FWIW, It's probably fine to do something like isTypeLegal with allowsMemoryAccess, though there will likely be more changes in other backends,. I expect most to be mundane. It may be worth it to update and see if others are motivated to look into real regressions.

@niravd Thanks for pointing out my mistake. I tried swapping out TIL.isTypeLegal with isTypeLegal, code generated for PowerPC is not what I expect, cuz TIL.allowsMemoryAccess will return false if Ty is something like v3i32. Also this change will break some regression tests of SystemZ and X86. And I don't quite understand the meaning of 'double check' here, could you please explain more?

lkail updated this revision to Diff 205740.Jun 19 2019, 11:26 PM
lkail retitled this revision from [PowerPC] Merge consecutive stores of vector elements before types are legalized to [DAGCombiner] Merge consecutive stores of vector elements before types are legalized.
lkail edited the summary of this revision. (Show Details)
lkail added a comment.EditedJun 19 2019, 11:30 PM

Updated the patch. @niravd any further suggestions?

lkail edited reviewers, added: craig.topper, RKSimon, uweigand; removed: MaskRay.Jun 19 2019, 11:34 PM

Looks like it's mostly an improvement though there are some potential regressions around vector shuffles.
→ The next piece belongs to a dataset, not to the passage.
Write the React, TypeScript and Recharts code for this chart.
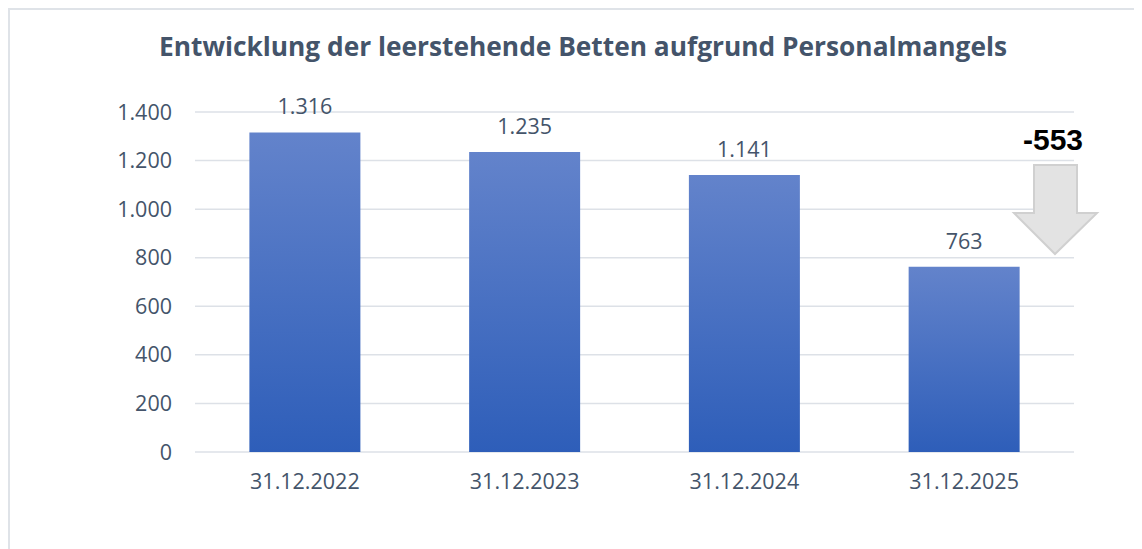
import React from "react";
import { BarChart, Bar, XAxis, YAxis, CartesianGrid, LabelList } from "recharts";

const categories = ["31.12.2022", "31.12.2023", "31.12.2024", "31.12.2025"];
const values = [1316, 1235, 1141, 763];
const yTicks = [0, 200, 400, 600, 800, 1000, 1200, 1400];
const title = "Entwicklung der leerstehende Betten aufgrund Personalmangels";

const data = categories.map((c, i) => ({ name: c, value: values[i] }));
const fmt = (v: number) => v.toLocaleString("de-DE");
const change = values[values.length - 1] - values[0];

const TXT = "#44546A";
const FONT = "'Open Sans', sans-serif";
const FS = 21.5;

export default function App() {
  return (
    <div
      style={{
        position: "relative",
        width: 1150,
        height: 560,
        border: "2px solid #dfe3e8",
        boxSizing: "border-box",
        background: "#fff",
        fontFamily: FONT,
      }}
    >
      <div
        style={{
          position: "absolute",
          left: 0,
          top: 18,
          width: 1146,
          textAlign: "center",
          fontFamily: FONT,
          fontWeight: 700,
          fontSize: 26.3,
          color: TXT,
        }}
      >
        {title}
      </div>
      <BarChart
        width={1146}
        height={556}
        data={data}
        margin={{ top: 102, right: 82, bottom: 84, left: 125 }}
        barCategoryGap="24.75%"
      >
        <defs>
          <linearGradient id="barGrad" x1="0" y1="0" x2="0" y2="1">
            <stop offset="0%" stopColor="#6383CB" />
            <stop offset="100%" stopColor="#2E5EB9" />
          </linearGradient>
        </defs>
        <CartesianGrid vertical={false} stroke="#dde1e7" strokeWidth={1.5} />
        <XAxis
          dataKey="name"
          axisLine={false}
          tickLine={false}
          tickSize={0}
          tickMargin={22}
          height={30}
          tick={{ fill: TXT, fontSize: FS, fontFamily: FONT }}
        />
        <YAxis
          domain={[0, 1400]}
          ticks={yTicks}
          axisLine={false}
          tickLine={false}
          tickSize={0}
          tickMargin={23}
          width={60}
          tickFormatter={fmt}
          tick={{ fill: TXT, fontSize: FS, fontFamily: FONT }}
        />
        <Bar dataKey="value" fill="url(#barGrad)" isAnimationActive={false}>
          <LabelList
            dataKey="value"
            position="top"
            offset={18}
            formatter={(v: any) => fmt(Number(v))}
            style={{ fill: TXT, fontSize: FS, fontFamily: FONT }}
          />
        </Bar>
      </BarChart>
      <svg
        width={1146}
        height={556}
        style={{ position: "absolute", left: 0, top: 0, pointerEvents: "none" }}
      >
        <polygon
          points="1024,155 1067,155 1067,203 1087,203 1045,244 1004,203 1024,203"
          fill="#e3e3e3"
          stroke="#d0d0d0"
          strokeWidth={2}
        />
        <text
          x={1043}
          y={140}
          textAnchor="middle"
          fontFamily="'Liberation Sans', Arial, sans-serif"
          fontWeight={700}
          fontSize={30}
          fill="#000"
        >
          {fmt(change)}
        </text>
      </svg>
    </div>
  );
}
I'll leave it to the others if it's acceptable to land.

Also, what happened to the PPC test changes?

The X86 changes LGTM

lkail added a comment.Jun 20 2019, 6:29 PM

Also, what happened to the PPC test changes?
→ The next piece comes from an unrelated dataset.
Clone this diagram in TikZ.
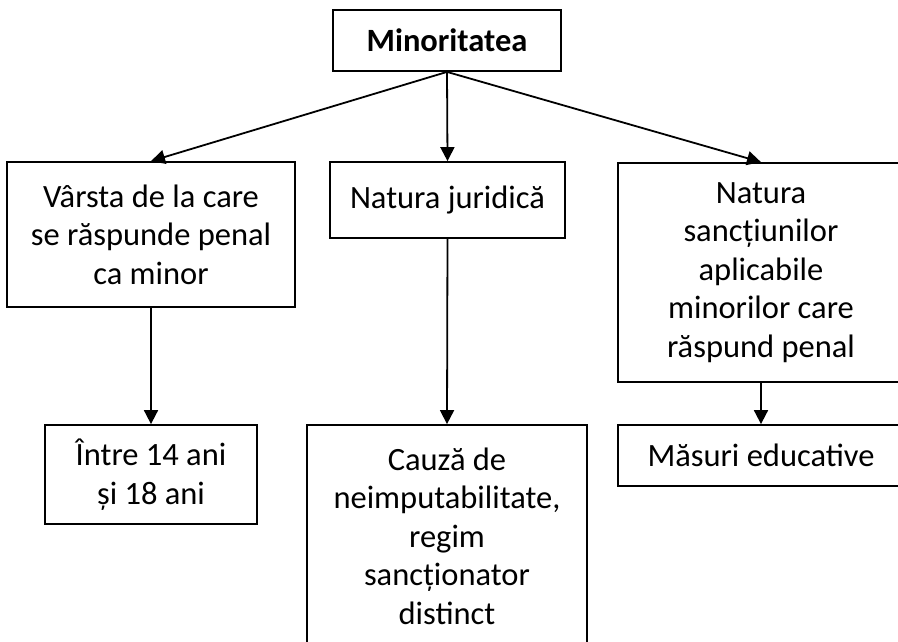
\documentclass[tikz,border=0pt]{standalone}
\usepackage{fontspec}
\setmainfont{Carlito}
\usetikzlibrary{arrows.meta}
\begin{document}
\begin{tikzpicture}[x=1pt,y=-1pt,
  boxnode/.style={draw,line width=1.8pt,align=center,inner sep=0pt,font=\fontsize{32.5}{38.5}\selectfont},
  arr/.style={line width=1.8pt,-{Triangle[length=14pt,width=14pt]}}]
\clip (0,0) rectangle (898,641);
% level 0
\node[boxnode,minimum width=228pt,minimum height=61pt,font=\fontsize{32.5}{38.5}\selectfont\bfseries] (minor) at (447,40.5) {Minoritatea};
% level 1
\node[boxnode,minimum width=288pt,minimum height=145pt] (varsta) at (151,234.5) {Vârsta de la care\\se răspunde penal\\ca minor};
\node[boxnode,minimum width=235pt,minimum height=76pt] (natura) at (447.5,200) {Natura juridică};
\node[boxnode,minimum width=286pt,minimum height=219pt] (sanctiuni) at (761,272.5) {Natura\\sancțiunilor\\aplicabile\\minorilor care\\răspund penal};
% level 2
\node[boxnode,minimum width=212pt,minimum height=99pt] (ani) at (151,474.5) {Între 14 ani\\și 18 ani};
\node[boxnode,minimum width=280pt,minimum height=222pt] (cauza) at (447,536) {Cauză de\\neimputabilitate,\\regim\\sancționator\\distinct};
\node[boxnode,minimum width=286pt,minimum height=61pt] (masuri) at (761,455.5) {Măsuri educative};
% arrows
\draw[arr] (minor.south) -- (varsta.north);
\draw[arr] (minor.south) -- (natura.north);
\draw[arr] (minor.south) -- (sanctiuni.north);
\draw[arr] (varsta.south) -- (ani.north);
\draw[arr] (natura.south) -- (cauza.north);
\draw[arr] (sanctiuni.south) -- (masuri.north);
\end{tikzpicture}
\end{document}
Cuz PPC's allowsMemoryAccess lacks information about which CombineLevel is at, it fails the check(Only a few vector types are allowed to have misaligned access). As a result, currently no changes happen in PPC's code. I might try to solve this problem with another patch.

lkail added a comment.Jun 23 2019, 6:37 PM

Hi @jonpa, could you have a look if it is a real reg in SystemZ's change?
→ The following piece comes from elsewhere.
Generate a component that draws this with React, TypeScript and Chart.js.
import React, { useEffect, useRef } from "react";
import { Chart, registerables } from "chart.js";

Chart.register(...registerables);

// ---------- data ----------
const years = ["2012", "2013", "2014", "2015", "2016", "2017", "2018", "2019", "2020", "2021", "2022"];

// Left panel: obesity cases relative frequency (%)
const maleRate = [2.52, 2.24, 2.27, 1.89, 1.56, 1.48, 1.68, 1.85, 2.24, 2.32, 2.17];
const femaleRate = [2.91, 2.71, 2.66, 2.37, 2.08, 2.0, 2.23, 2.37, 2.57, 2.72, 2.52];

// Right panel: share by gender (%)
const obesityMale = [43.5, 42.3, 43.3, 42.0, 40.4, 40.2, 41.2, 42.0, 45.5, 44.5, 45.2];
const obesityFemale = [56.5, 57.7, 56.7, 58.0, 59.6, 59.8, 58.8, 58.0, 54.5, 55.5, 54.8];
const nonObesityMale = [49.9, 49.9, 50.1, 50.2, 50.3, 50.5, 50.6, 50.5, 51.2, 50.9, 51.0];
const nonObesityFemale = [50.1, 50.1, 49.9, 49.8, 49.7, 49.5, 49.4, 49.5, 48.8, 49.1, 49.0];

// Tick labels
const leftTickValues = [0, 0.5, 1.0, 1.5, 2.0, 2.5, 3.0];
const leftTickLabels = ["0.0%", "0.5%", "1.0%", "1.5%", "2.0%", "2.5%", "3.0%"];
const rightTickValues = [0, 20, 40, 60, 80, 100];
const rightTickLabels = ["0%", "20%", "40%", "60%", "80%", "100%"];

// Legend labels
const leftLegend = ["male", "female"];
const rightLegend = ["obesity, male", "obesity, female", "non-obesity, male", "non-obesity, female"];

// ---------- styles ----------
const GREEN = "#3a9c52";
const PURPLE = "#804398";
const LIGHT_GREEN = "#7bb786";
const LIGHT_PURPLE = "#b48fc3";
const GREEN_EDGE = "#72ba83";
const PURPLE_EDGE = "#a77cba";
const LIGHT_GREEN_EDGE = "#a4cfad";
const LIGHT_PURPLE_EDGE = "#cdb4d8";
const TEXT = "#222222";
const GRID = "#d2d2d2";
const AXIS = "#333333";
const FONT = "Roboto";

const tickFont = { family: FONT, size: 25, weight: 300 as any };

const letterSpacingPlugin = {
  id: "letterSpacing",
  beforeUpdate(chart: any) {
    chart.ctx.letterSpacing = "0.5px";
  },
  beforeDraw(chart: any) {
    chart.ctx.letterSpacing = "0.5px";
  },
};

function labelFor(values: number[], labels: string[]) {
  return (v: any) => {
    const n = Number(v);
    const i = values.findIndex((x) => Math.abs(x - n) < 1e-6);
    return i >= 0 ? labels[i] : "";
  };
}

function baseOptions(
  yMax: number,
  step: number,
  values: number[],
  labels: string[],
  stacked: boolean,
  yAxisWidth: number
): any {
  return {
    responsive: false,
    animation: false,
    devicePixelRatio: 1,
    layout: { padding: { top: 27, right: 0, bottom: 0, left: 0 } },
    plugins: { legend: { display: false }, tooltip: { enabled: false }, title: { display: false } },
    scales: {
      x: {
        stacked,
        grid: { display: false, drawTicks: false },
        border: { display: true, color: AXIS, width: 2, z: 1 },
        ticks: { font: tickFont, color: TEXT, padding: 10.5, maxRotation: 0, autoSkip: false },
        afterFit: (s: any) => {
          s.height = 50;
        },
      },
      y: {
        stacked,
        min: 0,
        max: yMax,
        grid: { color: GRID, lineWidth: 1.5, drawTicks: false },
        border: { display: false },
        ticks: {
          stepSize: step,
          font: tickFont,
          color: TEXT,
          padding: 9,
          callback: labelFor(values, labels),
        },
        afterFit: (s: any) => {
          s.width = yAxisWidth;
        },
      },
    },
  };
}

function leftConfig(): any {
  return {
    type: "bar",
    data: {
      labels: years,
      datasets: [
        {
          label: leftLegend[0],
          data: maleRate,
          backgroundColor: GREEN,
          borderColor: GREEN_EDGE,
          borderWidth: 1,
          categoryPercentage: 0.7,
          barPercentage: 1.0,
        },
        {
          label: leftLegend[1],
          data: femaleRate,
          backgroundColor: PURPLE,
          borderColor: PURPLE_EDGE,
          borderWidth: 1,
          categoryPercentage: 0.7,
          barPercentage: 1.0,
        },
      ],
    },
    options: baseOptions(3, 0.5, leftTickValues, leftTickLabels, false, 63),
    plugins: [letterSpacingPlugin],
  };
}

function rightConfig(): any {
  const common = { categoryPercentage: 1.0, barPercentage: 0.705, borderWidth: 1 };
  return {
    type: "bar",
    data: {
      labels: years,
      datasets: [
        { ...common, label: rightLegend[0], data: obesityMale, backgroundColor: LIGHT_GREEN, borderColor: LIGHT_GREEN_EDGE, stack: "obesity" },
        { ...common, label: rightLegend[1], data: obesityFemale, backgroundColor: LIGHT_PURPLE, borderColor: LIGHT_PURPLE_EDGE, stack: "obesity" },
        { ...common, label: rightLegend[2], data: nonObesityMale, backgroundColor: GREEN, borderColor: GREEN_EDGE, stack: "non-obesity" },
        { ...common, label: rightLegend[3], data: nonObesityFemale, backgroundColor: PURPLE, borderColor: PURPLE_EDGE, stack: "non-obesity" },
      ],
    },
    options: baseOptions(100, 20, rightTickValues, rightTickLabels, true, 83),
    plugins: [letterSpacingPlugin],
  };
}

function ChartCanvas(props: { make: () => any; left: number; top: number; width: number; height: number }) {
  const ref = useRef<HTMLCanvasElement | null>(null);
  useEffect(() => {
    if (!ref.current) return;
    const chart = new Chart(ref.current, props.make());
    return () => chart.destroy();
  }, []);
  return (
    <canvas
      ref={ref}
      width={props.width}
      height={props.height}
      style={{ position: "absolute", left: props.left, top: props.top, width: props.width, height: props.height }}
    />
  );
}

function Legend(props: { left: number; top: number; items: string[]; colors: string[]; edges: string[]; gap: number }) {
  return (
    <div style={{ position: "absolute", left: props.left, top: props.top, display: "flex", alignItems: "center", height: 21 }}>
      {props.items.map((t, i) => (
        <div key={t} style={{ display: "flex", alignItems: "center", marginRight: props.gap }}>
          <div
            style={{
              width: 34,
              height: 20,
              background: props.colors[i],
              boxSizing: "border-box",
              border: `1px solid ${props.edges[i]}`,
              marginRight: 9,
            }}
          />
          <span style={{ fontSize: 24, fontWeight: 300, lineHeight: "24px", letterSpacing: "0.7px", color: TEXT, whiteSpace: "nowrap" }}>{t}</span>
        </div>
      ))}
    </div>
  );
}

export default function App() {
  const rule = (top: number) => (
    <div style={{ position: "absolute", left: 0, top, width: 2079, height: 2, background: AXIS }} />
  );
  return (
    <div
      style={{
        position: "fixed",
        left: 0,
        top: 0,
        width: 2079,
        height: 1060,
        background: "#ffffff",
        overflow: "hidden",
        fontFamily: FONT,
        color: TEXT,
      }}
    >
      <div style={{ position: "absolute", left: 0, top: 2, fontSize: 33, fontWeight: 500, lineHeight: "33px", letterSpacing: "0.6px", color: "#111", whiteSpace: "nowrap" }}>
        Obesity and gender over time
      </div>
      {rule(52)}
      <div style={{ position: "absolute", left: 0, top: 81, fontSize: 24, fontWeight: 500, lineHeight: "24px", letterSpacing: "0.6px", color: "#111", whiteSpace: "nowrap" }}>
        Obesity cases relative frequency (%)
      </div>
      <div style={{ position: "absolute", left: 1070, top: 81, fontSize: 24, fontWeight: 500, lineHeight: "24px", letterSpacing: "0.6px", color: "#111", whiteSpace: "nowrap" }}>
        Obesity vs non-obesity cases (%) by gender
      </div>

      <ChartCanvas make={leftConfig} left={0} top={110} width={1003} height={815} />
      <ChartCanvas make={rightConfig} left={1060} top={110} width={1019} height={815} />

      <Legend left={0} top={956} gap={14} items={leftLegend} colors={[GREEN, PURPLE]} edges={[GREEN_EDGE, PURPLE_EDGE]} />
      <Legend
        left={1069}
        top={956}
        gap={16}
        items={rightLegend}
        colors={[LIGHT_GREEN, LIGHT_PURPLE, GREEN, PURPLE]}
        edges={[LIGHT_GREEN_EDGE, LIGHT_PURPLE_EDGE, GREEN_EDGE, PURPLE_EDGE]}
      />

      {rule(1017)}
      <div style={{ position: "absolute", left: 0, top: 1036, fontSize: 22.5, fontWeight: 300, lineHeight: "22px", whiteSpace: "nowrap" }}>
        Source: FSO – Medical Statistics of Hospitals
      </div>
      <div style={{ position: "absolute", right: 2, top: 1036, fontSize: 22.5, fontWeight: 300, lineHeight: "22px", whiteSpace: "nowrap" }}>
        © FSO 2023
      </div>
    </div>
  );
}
Cuz PPC's allowsMemoryAccess lacks information about which CombineLevel is at, it fails the check(Only a few vector types are allowed to have misaligned access). As a result, currently no changes happen in PPC's code. I might try to solve this problem with another patch.

Ah. Can you solve this by doing the analog to isTypeLegal (vs. isTypeLegal) and assume it's true prelegalization? If it's that small, you should (but don't feel like you must) fold it into this patch.

Hi @jonpa, could you have a look if it is a real reg in SystemZ's change?

At a first glance this seems to be generating worse code now since we need to do all those permute-type instructions in order to get the bytes into the correct order in a single register to store ... I'll clarify with the hardware folks which of the sequences would actually be preferable.

If it turns out that there are instances where *not* merging stores (even when it would be *possible*) is not preferred from a performance perspective, should common code use some cost function here?

lkail added a comment.EditedJun 25 2019, 1:26 AM

Considering suggestions of @niravd and @uweigand , is it proper to have an implementation like

bool DAGCombiner::isAbleToMergeConsecutiveStoresPreLegalize(ArrayRef<SNode*> elements, .../* Params related to align, addrspace and etc.*/) {
  if (LegalTypes)
    return false;
  // Let target decides cost considering elements to be stored.
  return TLI.canMergeConsecutiveStoresOfVectorElements(elements, ...);
}

And new check is

if (isTypeLegal(Ty) &&
    TLI.canMergeStoresTo(FirstStoreAS, Ty, DAG) &&
    ((TLI.allowsMemoryAccess(Context, DL, Ty,
                           *FirstInChain->getMemOperand(), &IsFast) &&
      IsFast) || isAbleToMergeConsecutiveStoresPreLegalize(elements, ...))

It's reasonable assuming we want to prohibit the SystemZ cases. Note that TLI.canMergeConsecutiveStoresOfVectorElements and TLI.canMergeStoresTo are both only called here and should be merged into a single method.

That said, the permute expression seems like a sign that there are some permutation peepholes may be worthwhile. We could simplify the permute into a BUILD_VECTOR of a vector stores which should be close enough to the original element-wise stores here.

Considering suggestions of @niravd and @uweigand , is it proper to have an implementation like

bool DAGCombiner::isAbleToMergeConsecutiveStoresPreLegalize(ArrayRef<SNode*> elements, .../* Params related to align, addrspace and etc.*/) {
  if (LegalTypes)
    return false;
  // Let target decides cost considering elements to be stored.
  return TLI.canMergeConsecutiveStoresOfVectorElements(elements, ...);
}

And new check is

if (isTypeLegal(Ty) &&
    TLI.canMergeStoresTo(FirstStoreAS, Ty, DAG) &&
    ((TLI.allowsMemoryAccess(Context, DL, Ty,
                           *FirstInChain->getMemOperand(), &IsFast) &&
      IsFast) || isAbleToMergeConsecutiveStoresPreLegalize(elements, ...))

@lkail Are you still looking at this please?

lkail added a comment.Aug 19 2019, 6:26 PM

Hi @RKSimon , currently I'm not working on it. I should have abandoned this patch. I might have another patch which also works for PowerPC.

lkail abandoned this revision.Aug 19 2019, 6:28 PM

Since this patch has long been not updated, I'll close it and plan another patch that also works for PowerPC.